In the last quarter, data center sales rocketed by 92 percent - but CFO Mick Lucareli cautioned not to read too much into that figure.

"I think last year was a little bit of a dip," he explained. "[This jump] wasn't one large order, but these are all generally big orders and sometimes they are – they can be lumpy, depending on just the timing of the actual shipment or when the customers ready to receive it."

A more important metric he said was that the company is "on track this year for the $100 million range of data center revenue on a full year basis."

Revenues were impacted by labor shortages, although the company did not disclose by how much. "Production volumes have been constrained by the lack of labor," Neil Brinker, president and CEO of Modine, said in an earnings call.

"We have been dealing with both an increase in Covid cases and the ongoing impact of the labor shortage. But I'm happy to report that at the current time, numbers seem to be improving," Brinker said. "At the peak, we had over 350 employees in North America and Europe, out of work with positive Covid cases or due to quarantine requirements. We're currently seeing these numbers decline, but that could change as new variants emergence spread."

During the worst of the labor shortages, the company had 300 open positions in 2021, but said that "creative recruiting solutions, enhanced benefit offerings, modifications to our wage structures, and hiring incentives" had helped lower that number. This will have also impacted margins, but again to an undisclosed number.

To meet demand, the company also had employees travel from its Racine, Wisconsin headquarters and Lawrenceburg, Tennessee plant to Virginia, where it has had a factory since 1963.

The company is currently building a $7m plant in the state for data center cooling products. "We are repurposing an existing warehouse into a dedicated chiller manufacturing and testing facility," Brinker said. "I'm pleased to report that we've received the first purchase order for chillers in North America during the quarter."

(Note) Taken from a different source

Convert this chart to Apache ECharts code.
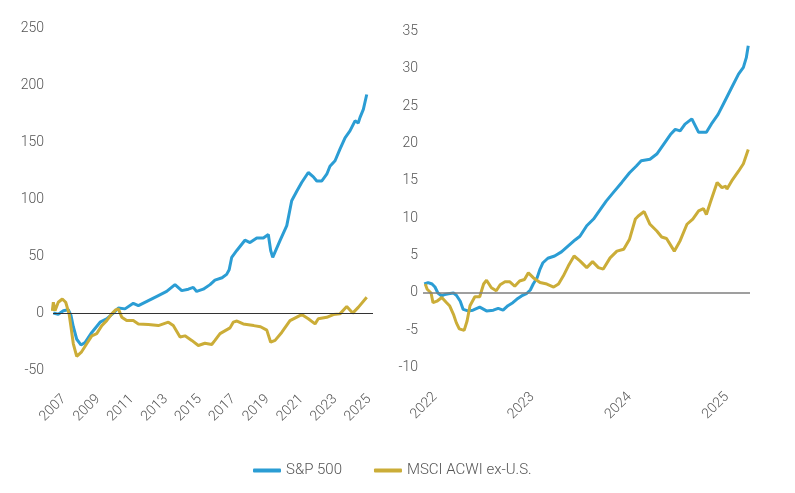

But the margins on HVAC sales are currently down. "As of the third quarter, we were not able to fully offset inflationary pressures with price increases, causing our margins to decline year-over-year," Brinker said.

"The team is aggressively working through corrective actions regarding both cost and pricing, as evidenced by the strong sequential earnings improvement. We anticipate that the HVAC will be back to historical margin levels in the next few months."

Brinker was unable to provide further details about its expectations for the data center market, noting that the company is in the middle of developing a strategic plan for winning hyperscale and colocation customers. The CEO joined the company at the end of 2020, just after it announced it would sell off its automotive business, and is overseeing a company restructure.

"I think the target for us is to continue to grow greater than the market," CFO Lucareli said. "I think it'd be hard to continue at an above 50 percent clip, but if the markets are going to be up another 15 or 20 percent next year, our goal is to outpace that market growth."